Today I woke up to see my computer in a stuck hibernation mode and had to force shut it down, it comes back with the 8MB BAD serial glitch, I ran through the process in a linux recovery environment and brought the drive back, after messing with the drive to get it out of a frozen security state as well.

Could you tell me what Linux process you used to bring your SSD back to life - and whether you were able to recover any data?? I'm dead in the water with a month-old backup, and pretty miserable.

My story is very similar to many others I've read here. My computer froze solid (while I was making an online purchase), and the only way to get out of it was to force a power down. When I turned it on again, I had an invalid partition table, and my 160GB Intel 320 series SSD was being reported by the system as 8MB with an invalid partition table. After several days of trying (unsuccessfully) everything I could think of to get the data of it - including booting to a Linux/Ubuntu Live CD - I stumbled upon an article about the Intel 320 series firmware bug. Ugh. (When I looked at it with a hex editor, I saw it was almost all zeros - but my mind won't accept that.)

After much pain, I finally figured out how to make one of my spare SATA hard drives boot externally while plugged into a USB slot via an adapter.

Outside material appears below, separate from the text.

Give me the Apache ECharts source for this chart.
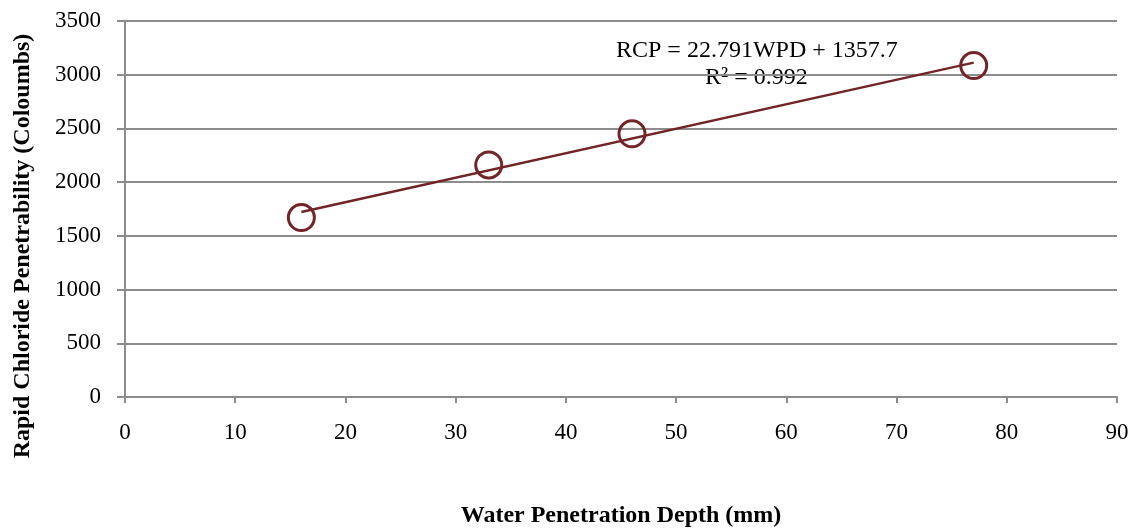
<!DOCTYPE html>
<html>
<head>
<meta charset="utf-8">
<script src="https://cdn.jsdelivr.net/npm/echarts@6/dist/echarts.min.js"></script>
<style>
  html, body { margin: 0; padding: 0; background: #fff; }
  #chart { width: 1135px; height: 529px; }
</style>
</head>
<body>
<div id="chart"></div>
<script>
// measured points
var wpd = [16, 33, 46, 77]
var rcp = [1670, 2160, 2450, 3085]

// linear fit as printed on the chart
var slope = 22.791
var intercept = 1357.7
var trendX = [16, 77]
var eqLines = ['RCP = 22.791WPD + 1357.7', 'R² = 0.992']
var yTitle = 'Rapid Chloride Penetrability (Coloumbs)'

var serif = '"Liberation Serif", "Times New Roman", serif'
var dark = '#722526'
var gray = '#8c8c8c'

var points = wpd.map(function (x, i) { return [x, rcp[i]] })
var trend = trendX.map(function (x) { return [x, slope * x + intercept] })

var chart = echarts.init(document.getElementById('chart'))
chart.setOption({
    animation: false,
    grid: { left: 125, right: 18, top: 21, bottom: 132, outerBoundsMode: 'none', containLabel: false },
    xAxis: {
        type: 'value',
        min: 0, max: 90, interval: 10,
        name: 'Water Penetration Depth (mm)',
        nameLocation: 'middle',
        nameGap: 107,
        nameTextStyle: { fontFamily: serif, fontSize: 24, fontWeight: 'bold', color: '#000' },
        axisLine: { lineStyle: { color: gray, width: 2 } },
        axisTick: { show: true, length: 6, lineStyle: { color: gray, width: 2 } },
        axisLabel: { fontFamily: serif, fontSize: 23, color: '#000', margin: 24 },
        splitLine: { show: false }
    },
    yAxis: {
        type: 'value',
        min: 0, max: 3500, interval: 500,
        axisLine: { show: true, lineStyle: { color: gray, width: 2 } },
        axisTick: { show: true, length: 8, lineStyle: { color: gray, width: 2 } },
        axisLabel: {
            fontFamily: serif, fontSize: 23, color: '#000', margin: 24,
            formatter: function (v) { return String(v) }
        },
        splitLine: { lineStyle: { color: gray, width: 2 } }
    },
    series: [
        {
            type: 'line',
            data: trend,
            symbol: 'none',
            lineStyle: { color: dark, width: 2.5 },
            z: 3
        },
        {
            type: 'scatter',
            data: points,
            symbol: 'circle',
            symbolSize: 26,
            itemStyle: { color: 'rgba(0,0,0,0)', borderColor: dark, borderWidth: 3, opacity: 1 },
            z: 4
        }
    ],
    graphic: [
        {
            type: 'text',
            x: 616, y: 51,
            style: { text: eqLines[0], fontFamily: serif, fontSize: 24, fill: '#000', verticalAlign: 'middle' }
        },
        {
            type: 'text',
            x: 705, y: 78,
            style: { text: eqLines[1], fontFamily: serif, fontSize: 24, fill: '#000', verticalAlign: 'middle' }
        },
        {
            type: 'text',
            x: 23, y: 246,
            rotation: Math.PI / 2,
            style: {
                text: yTitle, fontFamily: serif, fontSize: 24, fontWeight: 'bold', fill: '#000',
                align: 'center', verticalAlign: 'middle'
            }
        }
    ]
})
</script>
</body>
</html>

That allowed me to keep the damaged SSD in the internal SATA port so I could use the Intel SSD Toolbox. I didn't get very far, though, because there is a security freeze lock on the drive, and nothing I've tried can turn it off. I've hot (re)plugged the SSD, disabled/enabled the SSD driver, hibernated the computer ("sleep" is disabled because my notebook's native video driver isn't installed) - nothing works. I'm not that keen on doing a secure erase, anyway, because then there's no hope whatsoever of recovering any data. I want there to be another way to restore the drive to health.

And then I saw your cavalier statement that you'd gotten your disk back up and running and resolved the lock problem. How???? Did you recover any of your data? If so, double-how????

I've been very dismayed to see all the recent, post-firmware-update reports of new 8MB firmware bug crashes - i.e. the bug hasn't been fixed. I already would never again use an SSD as the main drive on my work computer, but if the Intel 320 series is that unreliable, I don't want to use it at all for anything. Why put myself through the grief? This hasn't been a good experience.

Also, the error message I'm getting is slightly different from that in the Intel announcement. I have BAD_CTX, but not 13. The number is 00000159. So I'm not at all sure the problem I'm seeing is fixed by the latest firmware.

Any thoughts, insights, help, or clarity anyone here can offer me would be greatly appreciated. I've been struggling with this for a week now, and I'm exhausted.

Thanks in advance.

MSlig
New Contributor II

I did not recover any data, luckily the drive was a fairly new install and only 40GB so I kept nothing on it but the OS. I used Parted Magic booted from Hirens Boot CD, but its also on Ultimate Boot CD. EraseHDD also works, it has to be a Secure Erase, one that uses a manufacturers feature to clean the drive.

and the ONLY case I have heard of to recover data was this company Gillware stated that they can recover the data on the drives.